Written instruction
Everything in the data should be repeated exactly, save for the images.

Records shown
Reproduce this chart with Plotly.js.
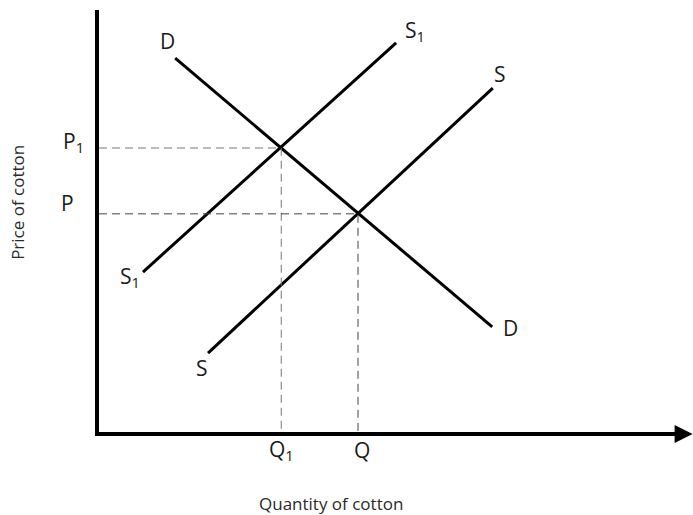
<!DOCTYPE html>
<html>
<head>
<meta charset="utf-8">
<script src="https://cdn.plot.ly/plotly-3.0.1.min.js"></script>
<style>html,body{margin:0;padding:0;background:#fff;}#chart{width:693px;height:515px;}</style>
</head>
<body>
<div id="chart"></div>
<script>
// Curve endpoints (arbitrary units, x: quantity, y: price)
const demandX = [1.30, 6.71];
const demandY = [8.86, 2.49];
const supply1X = [0.75, 5.07];
const supply1Y = [3.79, 9.22];
const supplyX = [1.86, 6.72];
const supplyY = [1.87, 8.15];
// Equilibria
const priceLevels = [6.73, 5.17];      // P1, P
const quantityLevels = [3.11, 4.42];   // Q1, Q
const priceLabels = ['P<sub>1</sub>', 'P'];
const quantityLabels = ['Q<sub>1</sub>', 'Q'];

const font = 'Open Sans, Liberation Sans, sans-serif';
const solid = {color: '#000', width: 3};

const traces = [
  {x: demandX, y: demandY, mode: 'lines', line: solid, hoverinfo: 'skip'},
  {x: supply1X, y: supply1Y, mode: 'lines', line: solid, hoverinfo: 'skip'},
  {x: supplyX, y: supplyY, mode: 'lines', line: solid, hoverinfo: 'skip'}
];
// dashed guides
const dashColors = ['#777', '#444'];
for (let i = 0; i < 2; i++) {
  traces.push({x: [0, quantityLevels[i], quantityLevels[i]], y: [priceLevels[i], priceLevels[i], 0],
    mode: 'lines', line: {color: dashColors[i], width: 1, dash: '8px,5px'}, hoverinfo: 'skip'});
}

const labFont = {family: font, size: 21, color: '#1a1a1a'};
function lab(x, y, text, xs, ys) {
  return {x: x, y: y, xref: 'x', yref: 'y', text: text, showarrow: false, font: labFont,
    xanchor: 'center', yanchor: 'middle', xshift: xs || 0, yshift: ys || 0};
}
const annotations = [
  lab(demandX[0], demandY[0], 'D', -8, 17),
  lab(demandX[1], demandY[1], 'D', 18, -1),
  lab(supply1X[1], supply1Y[1], 'S<sub>1</sub>', 19, 12),
  lab(supply1X[0], supply1Y[0], 'S<sub>1</sub>', -13, -5),
  lab(supplyX[1], supplyY[1], 'S', 7, 14),
  lab(supplyX[0], supplyY[0], 'S', -6, -15),
  lab(0, priceLevels[0], priceLabels[0], -26, 6),
  lab(0, priceLevels[1], priceLabels[1], -32, 11),
  lab(quantityLevels[0], 0, quantityLabels[0], 0, -18),
  lab(quantityLevels[1], 0, quantityLabels[1], 4, -18),
  // x-axis arrow
  {x: 10.13, y: 0, ax: 9.8, ay: 0, xref: 'x', yref: 'y', axref: 'x', ayref: 'y', text: '',
    showarrow: true, arrowhead: 2, arrowsize: 0.9, arrowwidth: 4, arrowcolor: '#000', yshift: -2},
  {x: 0.396, y: 0, xref: 'paper', yref: 'paper', text: 'Quantity of cotton', showarrow: false,
    font: {family: font, size: 17, color: '#2a2a2a'}, xanchor: 'center', yanchor: 'middle', yshift: -71},
  {x: 0, y: 0.543, xref: 'paper', yref: 'paper', text: 'Price of cotton', showarrow: false, textangle: -90,
    font: {family: font, size: 17, color: '#2a2a2a'}, xanchor: 'center', yanchor: 'middle', xshift: -81}
];

const layout = {
  width: 693, height: 515,
  margin: {l: 99, r: 8, t: 10, b: 83},
  paper_bgcolor: '#fff', plot_bgcolor: '#fff',
  showlegend: false,
  xaxis: {range: [0, 10], showgrid: false, zeroline: false, showticklabels: false, ticks: '',
    showline: true, linecolor: '#000', linewidth: 4, fixedrange: true},
  yaxis: {range: [0, 10], showgrid: false, zeroline: false, showticklabels: false, ticks: '',
    showline: true, linecolor: '#000', linewidth: 4, fixedrange: true},
  annotations: annotations
};

Plotly.newPlot('chart', traces, layout, {displayModeBar: false, staticPlot: true});
</script>
</body>
</html>
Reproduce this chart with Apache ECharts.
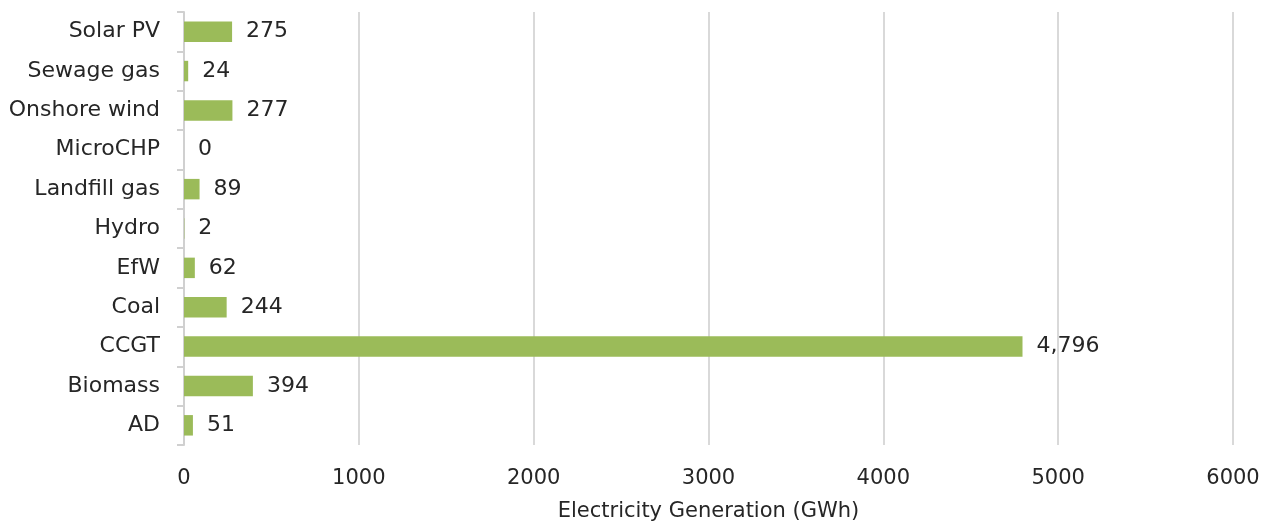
<!DOCTYPE html>
<html>
<head>
<meta charset="utf-8">
<script src="https://cdn.jsdelivr.net/npm/echarts@6/dist/echarts.min.js"></script>
<style>
  html, body { margin: 0; padding: 0; background: #ffffff; }
  #chart { width: 1272px; height: 527px; }
</style>
</head>
<body>
<div id="chart"></div>
<script>
// Generation sources, listed bottom to top as they appear on the category axis
const categories = ['AD', 'Biomass', 'CCGT', 'Coal', 'EfW', 'Hydro', 'Landfill gas', 'MicroCHP', 'Onshore wind', 'Sewage gas', 'Solar PV'];
// Electricity generation per source (GWh)
const generation = [51, 394, 4796, 244, 62, 2, 89, 0, 277, 24, 275];
// Value axis
const axisMin = 0;
const axisMax = 6000;
const axisStep = 1000;
const axisTitle = 'Electricity Generation (GWh)';

const FONT = '"DejaVu Sans", "Noto Sans", sans-serif';
const TEXT = '#262626';
const chart = echarts.init(document.getElementById('chart'), null, { renderer: 'canvas' });

chart.setOption({
  backgroundColor: '#ffffff',
  animation: false,
  grid: { left: 184, right: 39, top: 12, bottom: 82, containLabel: false },
  xAxis: {
    type: 'value',
    min: axisMin,
    max: axisMax,
    interval: axisStep,
    name: axisTitle,
    nameLocation: 'middle',
    nameGap: 56,
    nameTextStyle: { fontFamily: FONT, fontSize: 21, color: TEXT },
    axisLine: { show: false },
    axisTick: { show: false },
    axisLabel: {
      fontFamily: FONT, fontSize: 21, color: TEXT, margin: 23,
      formatter: v => String(v)
    },
    splitLine: { show: true, lineStyle: { color: '#d9d9d9', width: 2 } }
  },
  yAxis: {
    type: 'category',
    data: categories,
    axisLine: { show: true, lineStyle: { color: '#d0d0d0', width: 2 } },
    axisTick: { show: true, length: 7, lineStyle: { color: '#d0d0d0', width: 2 } },
    axisLabel: { fontFamily: FONT, fontSize: 22, color: TEXT, margin: 24 },
    splitLine: { show: false }
  },
  series: [{
    type: 'bar',
    data: generation,
    barCategoryGap: '48%',
    itemStyle: { color: '#9bbb59' },
    label: {
      show: true,
      position: 'right',
      distance: 14,
      fontFamily: FONT,
      fontSize: 22,
      color: TEXT,
      formatter: p => p.value.toLocaleString('en-US')
    }
  }]
});
</script>
</body>
</html>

Output for this task
Reproduce this chart with Plotly.js.
<!DOCTYPE html>
<html>
<head>
<meta charset="utf-8">
<script src="https://cdn.plot.ly/plotly-3.0.1.min.js"></script>
<style>html,body{margin:0;padding:0;background:#fff;}#chart{width:693px;height:515px;}</style>
</head>
<body>
<div id="chart"></div>
<script>
// Curve endpoints (arbitrary units, x: quantity, y: price)
const demandX = [1.30, 6.71];
const demandY = [8.86, 2.49];
const supply1X = [0.75, 5.07];
const supply1Y = [3.79, 9.22];
const supplyX = [1.86, 6.72];
const supplyY = [1.87, 8.15];
// Equilibria
const priceLevels = [6.73, 5.17];      // P1, P
const quantityLevels = [3.11, 4.42];   // Q1, Q
const priceLabels = ['P<sub>1</sub>', 'P'];
const quantityLabels = ['Q<sub>1</sub>', 'Q'];

const font = 'Open Sans, Liberation Sans, sans-serif';
const solid = {color: '#000', width: 3};

const traces = [
  {x: demandX, y: demandY, mode: 'lines', line: solid, hoverinfo: 'skip'},
  {x: supply1X, y: supply1Y, mode: 'lines', line: solid, hoverinfo: 'skip'},
  {x: supplyX, y: supplyY, mode: 'lines', line: solid, hoverinfo: 'skip'}
];
// dashed guides
const dashColors = ['#777', '#444'];
for (let i = 0; i < 2; i++) {
  traces.push({x: [0, quantityLevels[i], quantityLevels[i]], y: [priceLevels[i], priceLevels[i], 0],
    mode: 'lines', line: {color: dashColors[i], width: 1, dash: '8px,5px'}, hoverinfo: 'skip'});
}

const labFont = {family: font, size: 21, color: '#1a1a1a'};
function lab(x, y, text, xs, ys) {
  return {x: x, y: y, xref: 'x', yref: 'y', text: text, showarrow: false, font: labFont,
    xanchor: 'center', yanchor: 'middle', xshift: xs || 0, yshift: ys || 0};
}
const annotations = [
  lab(demandX[0], demandY[0], 'D', -8, 17),
  lab(demandX[1], demandY[1], 'D', 18, -1),
  lab(supply1X[1], supply1Y[1], 'S<sub>1</sub>', 19, 12),
  lab(supply1X[0], supply1Y[0], 'S<sub>1</sub>', -13, -5),
  lab(supplyX[1], supplyY[1], 'S', 7, 14),
  lab(supplyX[0], supplyY[0], 'S', -6, -15),
  lab(0, priceLevels[0], priceLabels[0], -26, 6),
  lab(0, priceLevels[1], priceLabels[1], -32, 11),
  lab(quantityLevels[0], 0, quantityLabels[0], 0, -18),
  lab(quantityLevels[1], 0, quantityLabels[1], 4, -18),
  // x-axis arrow
  {x: 10.13, y: 0, ax: 9.8, ay: 0, xref: 'x', yref: 'y', axref: 'x', ayref: 'y', text: '',
    showarrow: true, arrowhead: 2, arrowsize: 0.9, arrowwidth: 4, arrowcolor: '#000', yshift: -2},
  {x: 0.396, y: 0, xref: 'paper', yref: 'paper', text: 'Quantity of cotton', showarrow: false,
    font: {family: font, size: 17, color: '#2a2a2a'}, xanchor: 'center', yanchor: 'middle', yshift: -71},
  {x: 0, y: 0.543, xref: 'paper', yref: 'paper', text: 'Price of cotton', showarrow: false, textangle: -90,
    font: {family: font, size: 17, color: '#2a2a2a'}, xanchor: 'center', yanchor: 'middle', xshift: -81}
];

const layout = {
  width: 693, height: 515,
  margin: {l: 99, r: 8, t: 10, b: 83},
  paper_bgcolor: '#fff', plot_bgcolor: '#fff',
  showlegend: false,
  xaxis: {range: [0, 10], showgrid: false, zeroline: false, showticklabels: false, ticks: '',
    showline: true, linecolor: '#000', linewidth: 4, fixedrange: true},
  yaxis: {range: [0, 10], showgrid: false, zeroline: false, showticklabels: false, ticks: '',
    showline: true, linecolor: '#000', linewidth: 4, fixedrange: true},
  annotations: annotations
};

Plotly.newPlot('chart', traces, layout, {displayModeBar: false, staticPlot: true});
</script>
</body>
</html>
Reproduce this chart with Apache ECharts.
<!DOCTYPE html>
<html>
<head>
<meta charset="utf-8">
<script src="https://cdn.jsdelivr.net/npm/echarts@6/dist/echarts.min.js"></script>
<style>
  html, body { margin: 0; padding: 0; background: #ffffff; }
  #chart { width: 1272px; height: 527px; }
</style>
</head>
<body>
<div id="chart"></div>
<script>
// Generation sources, listed bottom to top as they appear on the category axis
const categories = ['AD', 'Biomass', 'CCGT', 'Coal', 'EfW', 'Hydro', 'Landfill gas', 'MicroCHP', 'Onshore wind', 'Sewage gas', 'Solar PV'];
// Electricity generation per source (GWh)
const generation = [51, 394, 4796, 244, 62, 2, 89, 0, 277, 24, 275];
// Value axis
const axisMin = 0;
const axisMax = 6000;
const axisStep = 1000;
const axisTitle = 'Electricity Generation (GWh)';

const FONT = '"DejaVu Sans", "Noto Sans", sans-serif';
const TEXT = '#262626';
const chart = echarts.init(document.getElementById('chart'), null, { renderer: 'canvas' });

chart.setOption({
  backgroundColor: '#ffffff',
  animation: false,
  grid: { left: 184, right: 39, top: 12, bottom: 82, containLabel: false },
  xAxis: {
    type: 'value',
    min: axisMin,
    max: axisMax,
    interval: axisStep,
    name: axisTitle,
    nameLocation: 'middle',
    nameGap: 56,
    nameTextStyle: { fontFamily: FONT, fontSize: 21, color: TEXT },
    axisLine: { show: false },
    axisTick: { show: false },
    axisLabel: {
      fontFamily: FONT, fontSize: 21, color: TEXT, margin: 23,
      formatter: v => String(v)
    },
    splitLine: { show: true, lineStyle: { color: '#d9d9d9', width: 2 } }
  },
  yAxis: {
    type: 'category',
    data: categories,
    axisLine: { show: true, lineStyle: { color: '#d0d0d0', width: 2 } },
    axisTick: { show: true, length: 7, lineStyle: { color: '#d0d0d0', width: 2 } },
    axisLabel: { fontFamily: FONT, fontSize: 22, color: TEXT, margin: 24 },
    splitLine: { show: false }
  },
  series: [{
    type: 'bar',
    data: generation,
    barCategoryGap: '48%',
    itemStyle: { color: '#9bbb59' },
    label: {
      show: true,
      position: 'right',
      distance: 14,
      fontFamily: FONT,
      fontSize: 22,
      color: TEXT,
      formatter: p => p.value.toLocaleString('en-US')
    }
  }]
});
</script>
</body>
</html>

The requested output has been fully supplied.